Donar órganos no es una simple provisión de “material anatómico”. Se trata de un acto de enorme trascendencia, que involucra a toda la persona, cuerpo y alma, en un gesto que significa el “darse” a sí mismo para que otro tenga vida. Están en juego valores espirituales fundamentales, que la ley debe reconocer y respetar.
En diciembre de 2005 se reformó en Argentina la ley 24.193 de transplantes de órganos en lo concerniente al consentimiento para disponer de órganos y materiales anatómicos provenientes del cuerpo de una persona muerta.
El nuevo texto establece en el art. 19 bis que se pueden extraer los órganos si la persona mayor de 18 años no ha dejado constancia expresa de su oposición a que después de su muerte se realice la ablación. Se habla, entonces, de un “consentimiento presunto”. Por su parte, la reforma al art. 21 quita poder de decisión a la familia, que ahora es consultada sólo para que informe si conoce cuál era la voluntad de quien ha fallecido.
Esta reforma merece múltiples objeciones.

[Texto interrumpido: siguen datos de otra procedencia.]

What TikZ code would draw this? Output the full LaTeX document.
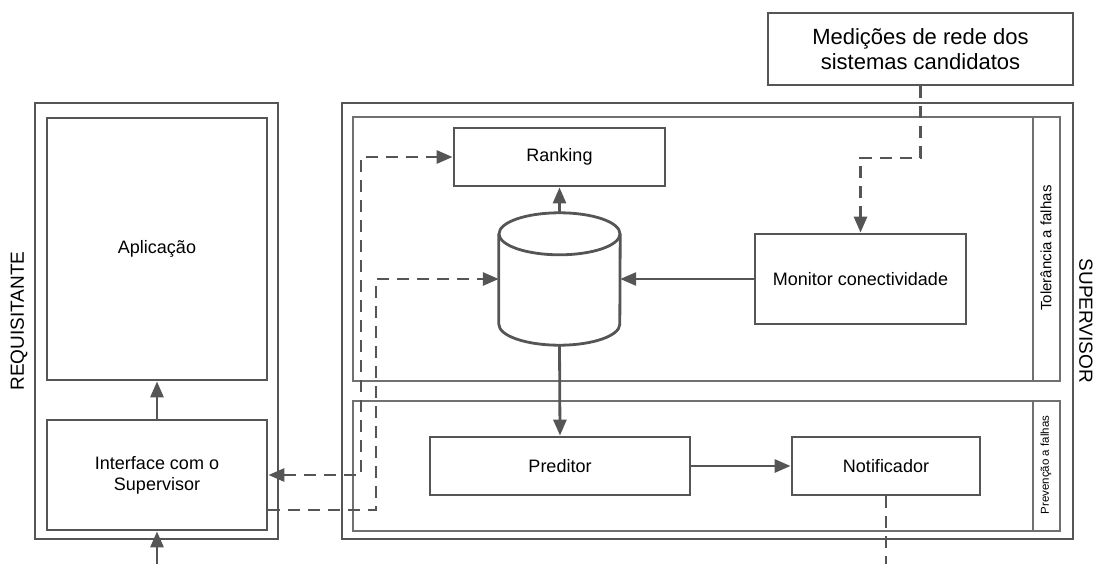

La nueva ley es como si se “apropiara” del cuerpo de las personas. En efecto, tal como está redactada la norma, la regla es la donación y la excepción la negativa. Tal enfoque supone una concepción totalitaria, que toma al cuerpo como una mera “cosa”, disponible por parte del Estado.

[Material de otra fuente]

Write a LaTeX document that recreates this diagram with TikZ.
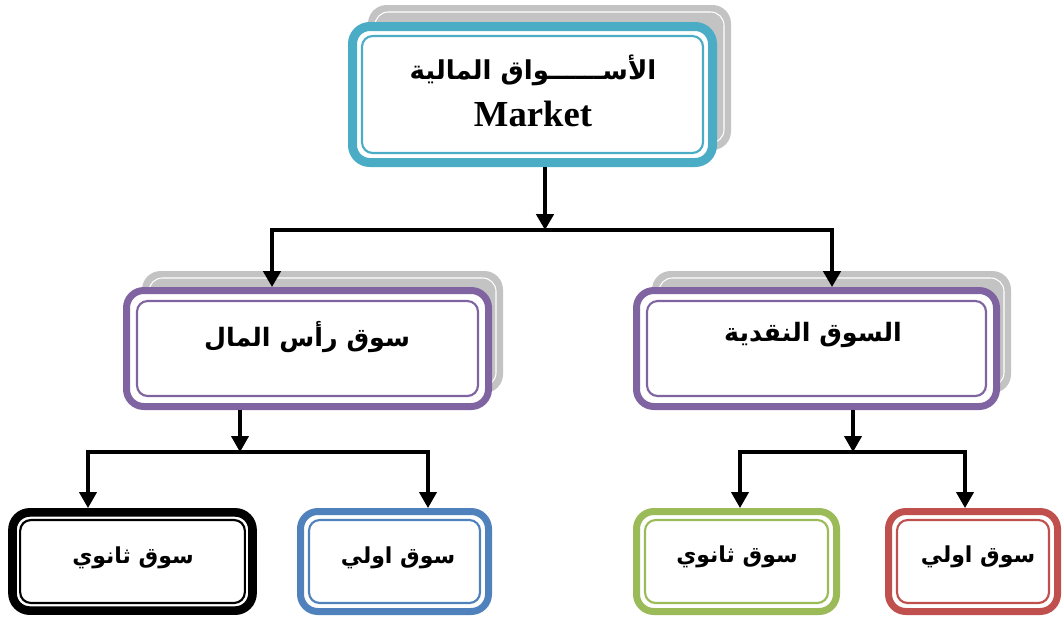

Un segundo elemento lo constituye el menoscabo a la libertad. En efecto, si dar órganos es un acto de solidaridad, su valor reside en que nazca de la voluntad libre de la persona que, dueña de sí, madura y responsable, decide dar “vida” a través de la autorización expresa para que le sean extraídos los órganos a su muerte, debidamente certificada. El “consentimiento presunto” avasalla la dignidad de la persona e “impone” un acto que debería nacer del amor y la solidaridad.
Un último elemento está dado por la pérdida de relevancia de la familia. En efecto, la ley asume un enfoque individualista, de tal manera que la familia es consultada para que informe si existía voluntad de dar los órganos, pero sin posibilidad de decisión.
Los transplantes son un complejo servicio a la vida y es necesario armonizar una tensión innegable entre el progreso técnico y el rigor ético, entre relaciones interpersonales verdaderamente humanas y la correcta información a toda la sociedad. Por eso, a la dignidad de la persona corresponde que el consentimiento para dar órganos sea libre, expreso y responsable.